My mother has never participated in Werner Erhard's work (neither, for that matter, did my Dad). Actually, it's more than that: my mother is a stand not  to participate in Werner's work. That's a confront for someone like me who has not only enrolled literally thousands of people into Werner's work but who also started Werner's work in South Africa when I went there in 1979 out of a promise I made to Werner, and led the first ten seminars there in the major cities and enrolled the first thousand people there. In spite of that, I didn't guard my vocabulary with my mother, even though I had some concern the language of possibility wouldn't be gotten by her.

I told my mother (and remember, she's not a graduate) the possibility I'm inventing for myself and my life is the possibility of being accepting ie giving her the space to be whichever way she wants to be, saying whatever she wants to say in whichever way she wants to say it. I told my mother the possibility I'm inventing for myself and my life is the possibility of being open and non-judgmental, and I asked my mother to forgive me for not giving her that space until now.

I told my mother I appreciate everything she's done for me. I told her she got her job done with me. I was referring to the fact that she got her job of raising me done in such a way that my life has turned out truly great, and by that I mean extraordinary. That was her job as my mother - to raise me so I could have a great and wonderful life. She got her job done, and I thanked her for doing it. I thanked her simply for being my mother, and (for the first time in years) I called her "Mom" rather than "Andee", and (for the first time in years) I told her I love her.

She said to me:

<quote>

I do feel close to you, Lar (her term of endearment for me), as close as I felt to Dad and as close as I feel to Anthea (my sister) and Bang (her term of endearment for my brother, Brandon).

I regret very much that the last two visits of yours here did not allow the two of us to have a talk - as we once did in a coffee shop in Napa (Napa Valley in California where I live). I will always remember that hour or more as a rare occasion. I spoke to Alexandra, Christian, and Joshua (my three children). I noted how composed they were, and I know that greatness will be theirs, in life and in happiness.

The photograph of you on the fifteenth anniversary of your marriage certainly shows how happy you are and how much love you share. I enjoyed the Christmas messages from you.
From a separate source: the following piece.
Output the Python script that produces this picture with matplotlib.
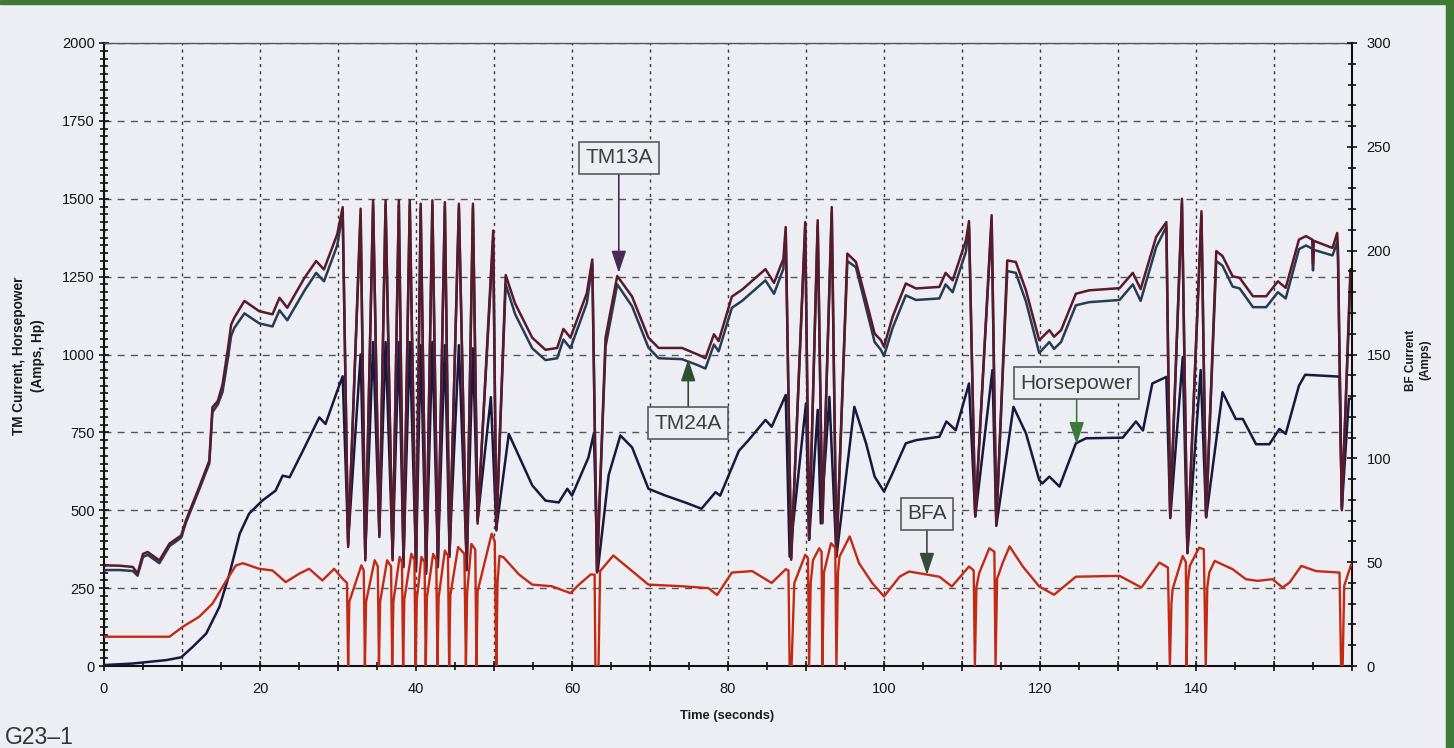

I Love You, Lar. I always have loved you, and always will. I know how difficult I have been, and I have worked very hard to change that. I love you, I always have and always will.

<unquote>

That's my Mom. I love her just the way she is and just the way she isn't. I wouldn't change one single thing about her now. And it's OK with me she hasn't participated in Werner's work. Totally.

When nothing but the truth is told, I wouldn't have the life I have today had my Mom not gifted it to me. There's clearly not another human being who's ever walked the face of this Earth whom I can say has gifted me like that like my Mom.